Darüber hinaus darf eines nicht vergessen werden: Geschlossene Grenzen rufen sehr ungute Erinnerungen und Gefühle hervor. Zbyněk Linhart formulierte es so: “Wir sind sehr sensibel, wenn uns jemand einsperren möchte!”, und Hans-Jörg Schmidt sprach von einer “gewissen Melancholie”. Frank Peuker betonte, dass die Partnerschaft in den letzten Jahren wunderbar gewesen sei, die Geschichte schien vergessen. Aber dann seien im vergangenen Jahr plötzlich die ersten Grenzschließung gekommen, das bedeutete erneut eine bewachte Grenze, Grenzsperren und damit Ernüchterung. Im Sommer sei man sich dann einig gewesen, dass es eine weitere Grenzschließung nicht mehr geben werde. Und nun sei sie doch da - eine Situation, die so eigentlich gar nicht mehr vorstellbar gewesen sei. Es gäbe offenbar keine Verlässlichkeit, und dieses Gefühl säße sehr tief in der Bevölkerung - diese Enttäuschung müsse nach der Pandemie erst wieder überwunden werden.  

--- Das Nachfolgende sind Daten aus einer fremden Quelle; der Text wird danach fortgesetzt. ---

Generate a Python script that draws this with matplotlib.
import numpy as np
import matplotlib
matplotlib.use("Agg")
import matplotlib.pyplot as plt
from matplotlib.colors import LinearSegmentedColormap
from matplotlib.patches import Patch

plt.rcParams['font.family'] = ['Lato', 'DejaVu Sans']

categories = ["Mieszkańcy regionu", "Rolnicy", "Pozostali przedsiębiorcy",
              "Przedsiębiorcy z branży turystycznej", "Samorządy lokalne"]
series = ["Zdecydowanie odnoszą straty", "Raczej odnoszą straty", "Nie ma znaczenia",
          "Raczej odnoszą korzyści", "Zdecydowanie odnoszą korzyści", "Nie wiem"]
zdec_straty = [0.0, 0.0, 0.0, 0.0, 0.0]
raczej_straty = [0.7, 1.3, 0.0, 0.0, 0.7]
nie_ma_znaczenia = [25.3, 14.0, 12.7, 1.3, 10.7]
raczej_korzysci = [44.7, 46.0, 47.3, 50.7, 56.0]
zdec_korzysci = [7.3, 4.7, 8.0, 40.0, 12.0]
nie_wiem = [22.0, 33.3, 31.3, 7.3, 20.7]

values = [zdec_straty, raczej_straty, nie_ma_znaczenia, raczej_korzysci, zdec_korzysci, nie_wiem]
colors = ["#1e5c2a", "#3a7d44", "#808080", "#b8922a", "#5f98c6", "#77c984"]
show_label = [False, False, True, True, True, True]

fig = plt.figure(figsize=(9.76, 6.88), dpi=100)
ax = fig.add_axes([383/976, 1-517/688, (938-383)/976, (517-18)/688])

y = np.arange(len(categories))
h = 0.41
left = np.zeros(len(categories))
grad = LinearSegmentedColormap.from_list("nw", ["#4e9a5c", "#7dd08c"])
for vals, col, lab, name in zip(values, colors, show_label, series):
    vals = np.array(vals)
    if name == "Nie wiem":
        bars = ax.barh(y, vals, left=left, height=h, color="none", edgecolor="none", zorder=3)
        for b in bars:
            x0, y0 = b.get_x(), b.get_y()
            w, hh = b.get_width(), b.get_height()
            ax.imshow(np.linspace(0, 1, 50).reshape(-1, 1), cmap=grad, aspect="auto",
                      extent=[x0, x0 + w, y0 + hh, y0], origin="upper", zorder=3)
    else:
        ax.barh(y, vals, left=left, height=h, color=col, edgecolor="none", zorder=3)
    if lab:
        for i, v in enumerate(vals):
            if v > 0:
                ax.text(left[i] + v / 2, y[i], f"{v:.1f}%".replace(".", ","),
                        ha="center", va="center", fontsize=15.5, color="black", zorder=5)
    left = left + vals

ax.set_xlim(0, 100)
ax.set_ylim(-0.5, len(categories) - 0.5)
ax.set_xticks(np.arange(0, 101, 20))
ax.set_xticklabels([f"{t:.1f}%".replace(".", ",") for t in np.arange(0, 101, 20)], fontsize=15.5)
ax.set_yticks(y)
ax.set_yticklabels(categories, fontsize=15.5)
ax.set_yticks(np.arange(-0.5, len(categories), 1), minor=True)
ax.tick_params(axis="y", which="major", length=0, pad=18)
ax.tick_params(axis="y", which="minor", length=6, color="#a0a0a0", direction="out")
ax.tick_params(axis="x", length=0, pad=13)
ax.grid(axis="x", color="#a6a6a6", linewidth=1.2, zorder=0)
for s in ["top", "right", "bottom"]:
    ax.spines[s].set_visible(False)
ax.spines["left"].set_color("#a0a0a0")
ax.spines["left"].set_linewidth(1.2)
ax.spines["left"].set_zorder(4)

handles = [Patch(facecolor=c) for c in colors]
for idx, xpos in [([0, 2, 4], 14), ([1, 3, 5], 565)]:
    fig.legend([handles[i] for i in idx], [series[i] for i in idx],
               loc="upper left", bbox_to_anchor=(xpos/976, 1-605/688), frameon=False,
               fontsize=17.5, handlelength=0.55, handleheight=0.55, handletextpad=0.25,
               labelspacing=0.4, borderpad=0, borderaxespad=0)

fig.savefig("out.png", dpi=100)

Die persönlichen Schicksale  

Insbesondere auch die sich zu Wort meldenden Zuschauer*innen bereicherten die Debatte mit Berichten von ihrer zum Teil durchaus als grotesk, mitunter sogar fast schon kafkaesk zu bezeichnenden persönlichen Situation, die das ganze Ausmaß der Folgen dieser unzeitgemäßen Schließung von Grenzen in einem bereits zusammengewachsenen Europa illustrierten. Zugleich wurde aber auch an Kritik nicht gespart: an der coronamüden Bevölkerung, die sich immer seltener an die Schutzmaßnahmen halte, und an so manchen tschechischen Politikern, die oft selbst keine Masken trügen und somit kaum als Vorbilder taugten. Aber vollkommen unhaltbar ist es, dass sich bei innereuropäischen  Grenzkontrollen zum Teil offenbar in kürzester Zeit schon wieder der Geist der Einschüchterung eingeschlichen hat und den Passierenden verbal oder nonverbal vermittelt wird, dass man sie als eine Gefahr für das eigene Land und ihren Grenzübertritt per se bereits als einen kriminellen Akt betrachtet. Der Geist von Europa sollte doch eigentlich eine ganz andere Sprache sprechen!  

Alternativen  

Dass die Mobilität eingeschränkt werden muss, war an diesem Abend grundsätzlich Konsens. Dass aber unterschieden werden müsse zwischen notwendiger und vermeidbarer Mobilität, war es ebenso: Pendler*innen, die zur Arbeit fahren, Kinder, die zu ihren Eltern reisen, und Partner*innen, die einander sehen möchten - ihnen allen sollte die Grenze mit einer sicheren und ausgefeilten Teststrategie an den Grenzübergängen und in den Betrieben offenstehen. Für den Tank-, Einkaufs-, Speise- und Urlaubstourismus sollte sie hingegen vorerst weiterhin geschlossen bleiben. Auch wenn verständlich ist, dass es auf beiden Seiten der Grenze und auch regional unterschiedliche Regelungen zur Bekämpfung der Pandemie gibt, so ist von den Politikern in beiden Ländern dennoch zu erwarten, dass gerade für besondere Regionen, wie es die Grenzregionen nun einmal sind, praktikable Lösungen gefunden werden, die sowohl das wirtschaftliche, in besonderem Maße aber auch menschliche und familiäre Miteinander im Blick behalten.  

Vision  

Michaela Holá brachte am Ende die Vision wohl aller Diskutant*innen dieses Abends folgendermaßen auf den Punkt: Wenn die Pandemie erst einmal überwunden ist, muss die deutsch-tschechische Zusammenarbeit weiter vorangetrieben werden und die Grenze endgültig verschwinden. Denn eine Grenze, die nicht mehr da ist, kann auch nicht mehr geschlossen und kontrolliert werden. Dies wäre für alle innereuropäischen Grenzen wohl der richtige Ansatz.